Email newsletter signup

“Teaching as a profession has never been one bragged about for high salaries. Most people go in knowing you won’t get rich, but (Alabama) will take care of you when you retire,” Sisk said. “For generations of teachers, that’s the way it’s been. Our benefits package has been what we relied on to be competitive with surrounding states that pay better than we do.”

That package included being eligible for retirement at age 60 with 10 years of service in Alabama education or any age with 25 years of service. Sisk said a teacher joining Alabama’s education workforce in their early to mid-20s could feasibly retire by age 50 and draw pensions for the rest of their life.

However, Alabama adjusted that retirement package to include a Tier II plan. This plan made it so employees hired after Jan. 1, 2013, could not retire before age 60, regardless of how long they had been employed in Alabama education.

The new plan also did away with employees’ opportunity to trade sick leave for additional service time. In other words, employees were at one time allowed to trade 180 days of sick leave for one year of service time, allowing them to retire one year sooner. Under Tier II, this option was taken away, Sisk said.

“It was a bad deal,” he said. “These are college-educated men and women, and the next thing you know, we’re seeing a trend in how many graduates are entering education.”

Tier III

Sisk said he hopes HB77’s creation of a Tier III plan will reverse that trend. Limestone County alone has seen more than 70 employees resign or retire this year, and that number will only increase before the school year ends.

Statewide, employees under the Tier I plan are getting older, many eligible to retire at any point, and the number entering college with plans to teach in Alabama cannot meet the need that retirements and resignations leave behind.

Sisk hopes Tier III will encourage more students to go to college for education and stay in Alabama after graduation. The plan will combine parts of Tiers I and II by bringing back the sick leave conversion option and allowing retirement after 30 years of service in education.

If HB77 is passed, Tier III would be open for any employee hired after Jan. 1, 2013, except for Tier II employees who choose on or before June 1, 2021, to stick with the Tier II plan.

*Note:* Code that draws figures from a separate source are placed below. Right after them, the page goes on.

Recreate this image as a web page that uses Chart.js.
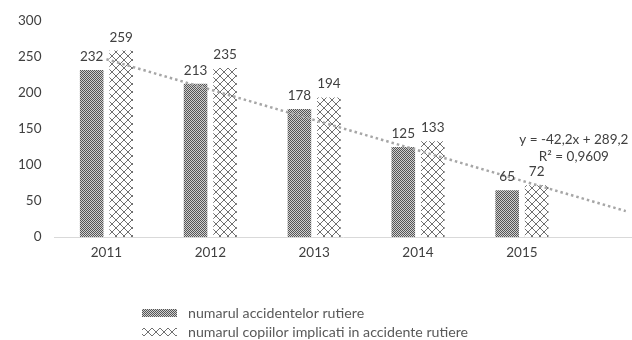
<!DOCTYPE html>
<html>
<head>
<meta charset="utf-8">
<script src="https://cdn.jsdelivr.net/npm/chart.js@4.4.0/dist/chart.umd.min.js"></script>
<style>
html, body { margin: 0; padding: 0; background: #fff; }
#wrap { width: 632px; height: 340px; }
</style>
</head>
<body>
<div id="wrap"><canvas id="chart" width="632" height="340"></canvas></div>
<script>
const years = ['2011', '2012', '2013', '2014', '2015'];
const accidents = [232, 213, 178, 125, 65];
const children = [259, 235, 194, 133, 72];
// linear trendline of the accidents, read at x = 1 and at the forecast end x = 6
const trendX = [1, 6];
const trendY = [247, 36];
const yTicks = [0, 50, 100, 150, 200, 250, 300];
const seriesNames = ['numarul accidentelor rutiere', 'numarul copiilor implicati in accidente rutiere'];
const trendText = ['y = -42,2x + 289,2', 'R² = 0,9609'];

const FONT = 'Lato, "Liberation Sans", sans-serif';
const canvas = document.getElementById('chart');
const mainCtx = canvas.getContext('2d');

// small dark checker, like the excel "dotted" fill
function densePattern() {
    const c = document.createElement('canvas');
    c.width = 4; c.height = 4;
    const g = c.getContext('2d');
    g.fillStyle = '#d0d0d0';
    g.fillRect(0, 0, 4, 4);
    g.fillStyle = '#555555';
    for (let y = 0; y < 4; y++) {
        for (let x = 0; x < 4; x++) {
            if ((x + y) % 2 === 0) g.fillRect(x, y, 1, 1);
        }
    }
    return mainCtx.createPattern(c, 'repeat');
}

// open diagonal cross hatch
function crossPattern() {
    const c = document.createElement('canvas');
    c.width = 8; c.height = 8;
    const g = c.getContext('2d');
    g.fillStyle = '#ffffff';
    g.fillRect(0, 0, 8, 8);
    g.fillStyle = '#707070';
    for (let i = 0; i < 8; i++) {
        g.fillRect(i, i, 1, 1);
        g.fillRect(7 - i, i, 1, 1);
    }
    return mainCtx.createPattern(c, 'repeat');
}

const fills = [densePattern(), crossPattern()];

const barLabels = {
    id: 'barLabels',
    afterDatasetsDraw(chart) {
        const ctx = chart.ctx;
        ctx.save();
        ctx.font = '13.5px ' + FONT;
        ctx.fillStyle = '#404040';
        ctx.textAlign = 'center';
        ctx.textBaseline = 'alphabetic';
        chart.data.datasets.forEach((ds, di) => {
            if (ds.type === 'line') return;
            chart.getDatasetMeta(di).data.forEach((bar, i) => {
                ctx.fillText(ds.data[i].y, bar.x, bar.y - 9);
            });
        });
        ctx.restore();
    }
};

const extras = {
    id: 'extras',
    afterDraw(chart) {
        const ctx = chart.ctx;
        const xs = chart.scales.x, ys = chart.scales.y;
        ctx.save();
        // trendline equation
        ctx.font = '13.5px ' + FONT;
        ctx.fillStyle = '#404040';
        ctx.textAlign = 'center';
        ctx.textBaseline = 'middle';
        ctx.fillText(trendText[0], xs.getPixelForValue(5.5), ys.getPixelForValue(135));
        ctx.fillText(trendText[1], xs.getPixelForValue(5.5), ys.getPixelForValue(111));

        // legend, one series per row
        ctx.font = '14.2px ' + FONT;
        ctx.textAlign = 'left';
        const rows = [313, 332];
        seriesNames.forEach((name, i) => {
            ctx.fillStyle = fills[i];
            ctx.fillRect(142, rows[i] - 4, 35, 8);
            ctx.fillStyle = '#595959';
            ctx.fillText(name, 188, rows[i]);
        });
        ctx.restore();
    }
};

new Chart(canvas, {
    data: {
        datasets: [
            {
                type: 'line',
                label: 'trend',
                data: trendX.map((x, i) => ({ x: x, y: trendY[i] })),
                borderColor: '#a6a6a6',
                borderWidth: 2.5,
                borderDash: [2.5, 3],
                pointRadius: 0,
                fill: false,
                order: 0
            },
            {
                type: 'bar',
                label: seriesNames[0],
                data: accidents.map((v, i) => ({ x: i + 1, y: v })),
                backgroundColor: fills[0],
                borderWidth: 0,
                categoryPercentage: 0.568,
                barPercentage: 0.8,
                order: 1
            },
            {
                type: 'bar',
                label: seriesNames[1],
                data: children.map((v, i) => ({ x: i + 1, y: v })),
                backgroundColor: fills[1],
                borderWidth: 0,
                categoryPercentage: 0.568,
                barPercentage: 0.8,
                order: 1
            }
        ]
    },
    options: {
        responsive: false,
        animation: false,
        layout: { padding: { top: 21, bottom: 69, left: 0, right: 0 } },
        plugins: {
            legend: { display: false },
            tooltip: { enabled: false }
        },
        scales: {
            x: {
                type: 'linear',
                offset: false,
                min: 0.5,
                max: 6.06,
                grid: { display: false, drawTicks: false },
                border: { display: true, color: '#d9d9d9', width: 1 },
                afterBuildTicks: (scale) => {
                    scale.ticks = years.map((y, i) => ({ value: i + 1 }));
                },
                afterFit: (scale) => { scale.height = 34; },
                ticks: {
                    padding: 8,
                    maxRotation: 0,
                    autoSkip: false,
                    color: '#404040',
                    font: { family: FONT, size: 13.5 },
                    callback: (v) => years[Math.round(v) - 1] || ''
                }
            },
            y: {
                min: 0,
                max: 300,
                grid: { display: false, drawTicks: false },
                border: { display: false },
                afterBuildTicks: (scale) => {
                    scale.ticks = yTicks.map(v => ({ value: v }));
                },
                afterFit: (scale) => { scale.width = 54.5; },
                ticks: {
                    padding: 13,
                    color: '#404040',
                    font: { family: FONT, size: 13.5 }
                }
            }
        }
    },
    plugins: [barLabels, extras]
});
</script>
</body>
</html>
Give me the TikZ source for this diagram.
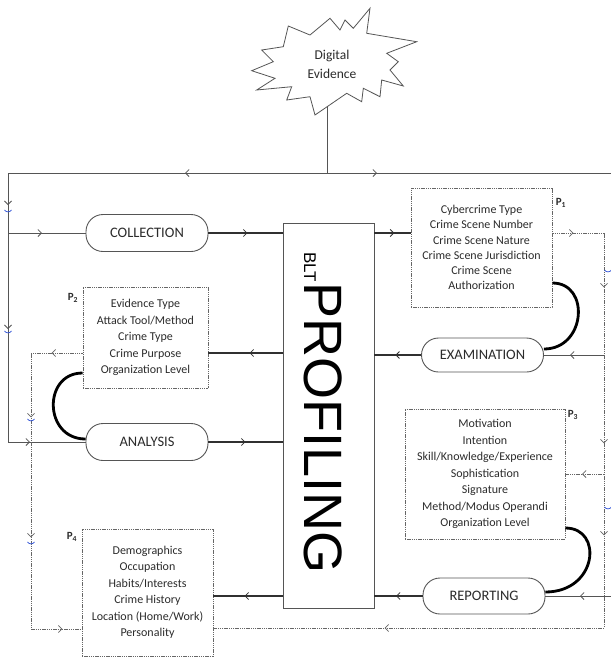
\documentclass[tikz,border=0pt]{standalone}
\usepackage{fontspec}
\setmainfont{Carlito}
\newfontfamily\bltfont{Liberation Sans}
\usetikzlibrary{arrows.meta,decorations.markings,calc}

\definecolor{ink}{HTML}{2B2B2B}
\definecolor{wire}{HTML}{555555}
\definecolor{dashc}{HTML}{666666}
\definecolor{heavy}{HTML}{303030}
\definecolor{pin}{HTML}{3A5BD9}

\tikzset{
  chev/.tip={Straight Barb[length=3.5pt,width=7pt,line width=0.8pt]},
  arrows at/.style={postaction={decorate,decoration={markings,
      mark=at position #1 with {\arrow{chev}}}}},
  wireline/.style={draw=wire, line width=0.9pt},
  heavyline/.style={draw=heavy, line width=2.6pt},
  dashline/.style={draw=dashc, line width=0.9pt, dash pattern=on 1.4pt off 0.8pt},
  loopline/.style={draw=black, line width=2.8pt},
  capsule/.style={draw=wire, line width=0.9pt, fill=white, rounded corners=17pt,
      minimum width=122pt, minimum height=37pt, inner sep=0pt, text=ink,
      font=\fontsize{14.5}{16}\selectfont},
  pbox/.style={draw=dashc, line width=0.9pt, dash pattern=on 1.4pt off 0.8pt,
      align=center, inner sep=0pt, text=ink,
      font=\fontsize{12}{16.5}\selectfont},
  plabel/.style={inner sep=0pt, text=ink, font=\bfseries\fontsize{11}{11}\selectfont},
  bltbox/.style={draw=wire, line width=0.9pt, fill=white, inner sep=0pt,
      minimum width=91pt, minimum height=385pt},
  pinmark/.style={draw=pin, line width=0.8pt}
}

\begin{document}
\begin{tikzpicture}[x=1pt,y=-1pt]
\useasboundingbox (0,0) rectangle (611,657);

% ---------- the evidence burst and its feed ----------
\coordinate (evb) at (327,100);
\coordinate (top) at (327,173);
\coordinate (tl) at (8,173);
\coordinate (tr) at (611,173);
\coordinate (bl) at (8,442);
\coordinate (lc) at (8,233);
\draw[wireline] (evb) -- (top);
\draw[draw=wire, line width=0.8pt, fill=white, line join=miter]
  (370,8.3) -- (366.7,33.3) -- (416.7,41.7) -- (386.7,53.3) -- (398.3,61.7)
  -- (390,70) -- (403.3,86) -- (381.7,80) -- (380,96.7) -- (363.3,88.3)
  -- (361.7,101.7) -- (346.7,93.3) -- (315,115) -- (310,96.7) -- (286.7,100)
  -- (291.7,86.7) -- (256.7,90) -- (275,78.3) -- (251.7,70.7) -- (273.3,61.7)
  -- (261.7,50) -- (283.3,46.7) -- (288.3,26) -- (310,35) -- (330,18.3)
  -- (340,30) -- (345,20) -- (353.3,28.3) -- cycle;
\node[align=center, text=ink, inner sep=0pt, font=\fontsize{13.5}{19}\selectfont]
  (ev) at (332,64) {Digital\\Evidence};

% ---------- central profiling block ----------
\node[bltbox] (blt) at (328.5,415.5) {};
\node[rotate=-90, anchor=base west, inner sep=0pt, text=black] (bltlabel) at (304,252)
  {\bltfont\fontsize{17}{17}\selectfont BLT\fontsize{54}{54}\selectfont PROFILING};

% ---------- process steps ----------
\node[capsule] (coll) at (147,233) {COLLECTION};
\node[capsule, minimum height=34pt] (exam) at (482.5,355) {EXAMINATION};
\node[capsule] (anal) at (147,442) {ANALYSIS};
\node[capsule, minimum height=36pt] (rep) at (484,596) {REPORTING};

% ---------- profile attribute sets ----------
\node[pbox, minimum width=141pt, minimum height=119pt,
      font=\fontsize{12}{15.2}\selectfont] (p1) at (481.5,247.5)
  {Cybercrime Type\\Crime Scene Number\\Crime Scene Nature\\Crime Scene Jurisdiction\\Crime Scene\\Authorization};
\node[pbox, minimum width=125pt, minimum height=101pt] (p2) at (145.5,337.5)
  {Evidence Type\\Attack Tool/Method\\Crime Type\\Crime Purpose\\Organization Level};
\node[pbox, minimum width=160pt, minimum height=130pt] (p3) at (485,474)
  {Motivation\\Intention\\Skill/Knowledge/Experience\\Sophistication\\Signature\\Method/Modus Operandi\\Organization Level};
\node[pbox, minimum width=131pt, minimum height=127pt] (p4) at (147.5,592.5)
  {Demographics\\Occupation\\Habits/Interests\\Crime History\\Location (Home/Work)\\Personality};

\node[plabel] (p1l) at (561,203) {P\textsubscript{1}};
\node[plabel] (p2l) at (73,298) {P\textsubscript{2}};
\node[plabel] (p3l) at (573,415) {P\textsubscript{3}};
\node[plabel] (p4l) at (72,537) {P\textsubscript{4}};

% ---------- evidence distribution (left loop) ----------
\draw[wireline, arrows at=142pt] (top) -- (tl);
\draw[wireline, arrows at=50pt] (top) -- (tr);
\draw[wireline, arrows at=32pt, arrows at=156pt] (tl) -- (bl);
\draw[wireline, arrows at=34pt] (lc) -- (coll.west);
\draw[wireline, arrows at=22pt] (bl) -- (anal.west);

% ---------- steps to and from the profiling block ----------
\coordinate (y2) at (0,353);
\draw[heavyline, arrows at=39pt] (coll.east) -- (coll.east -| blt.west);
\draw[heavyline, arrows at=0.55] (coll.east -| blt.east) -- (coll.east -| p1.west);
\draw[heavyline, arrows at=0.55] (exam.west) -- (exam.west -| blt.east);
\draw[heavyline, arrows at=33pt] (blt.west |- y2) -- (p2.east |- y2);
\draw[heavyline, arrows at=37pt] (anal.east) -- (anal.east -| blt.west);
\draw[heavyline, arrows at=0.55] (rep.west) -- (rep.west -| blt.east);
\draw[heavyline, arrows at=38pt] (blt.west |- rep.west) -- (p4.east |- rep.west);

% ---------- right-hand return paths ----------
\coordinate (rt) at (604,233);
\coordinate (rb) at (604,628);
\coordinate (re) at (611,596);
\draw[dashline, arrows at=21pt, arrows at=106pt, arrows at=262pt, arrows at=354pt,
      arrows at=666pt] (p1.east |- rt) -- (rt) -- (rb) -- (p4.east |- rb);
\draw[wireline, arrows at=34pt] (exam.east -| rt) -- (exam.east);
\draw[dashline, arrows at=22pt] (p3.east -| rt) -- (p3.east);
\draw[wireline, arrows at=31pt] (re) -- (rep.east);

% ---------- left-hand dashed path ----------
\coordinate (lt) at (31,353);
\coordinate (lb) at (31,629);
\draw[dashline, arrows at=31pt, arrows at=116pt, arrows at=236pt, arrows at=359pt]
  (p2.west |- lt) -- (lt) -- (lb) -- (p4.west |- lb);

% ---------- attribute sets feeding the steps ----------
\coordinate (a1) at (0,283);
\coordinate (a2) at (0,373);
\coordinate (a3) at (0,528);
\draw[loopline] (p1.east |- a1) .. controls +(38,0) and +(42,0) .. ([yshift=6pt]exam.east);
\draw[loopline] (p2.west |- a2) .. controls +(-40,0) and +(-42,0) .. ([yshift=3pt]anal.west);
\draw[loopline] (p3.east |- a3) .. controls +(38,0) and +(52,0) .. ([yshift=4pt]rep.east);

% ---------- small connection pins ----------
\foreach \px/\py in {8/210, 8/331, 31/419, 31/542, 608/270, 608/507}
  \draw[pinmark] (\px-3.5,\py) .. controls (\px-1.5,\py+2.5) and (\px+1.5,\py+2.5) .. (\px+3.5,\py);
\end{tikzpicture}
\end{document}
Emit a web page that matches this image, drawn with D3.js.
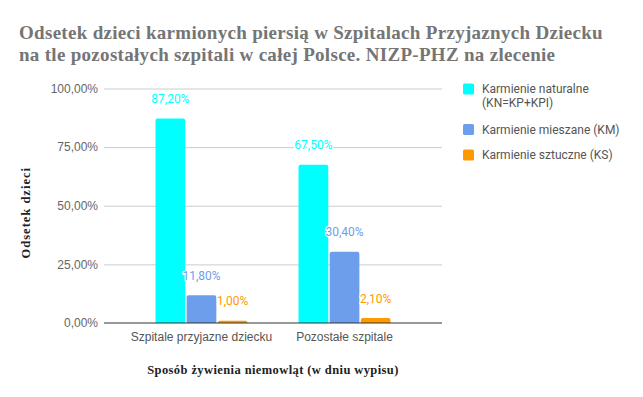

“We need to continue to attract great teachers,” Sisk said. “If you look across North Alabama, you have a lot of A’s and B’s in the school system. This is an area that’s attracting businesses that are choosing where they are going to move families to. You’re going to need a qualified (education) workforce.”

He said anything the government can do to improve benefits for teachers will help school districts in Alabama recruit and keep teachers. He was one of “seven or eight” superintendents who went to Montgomery last week to advocate for this bill and discuss other measures to improve Alabama education, he said, and he’ll be going back this Thursday to continue advocating.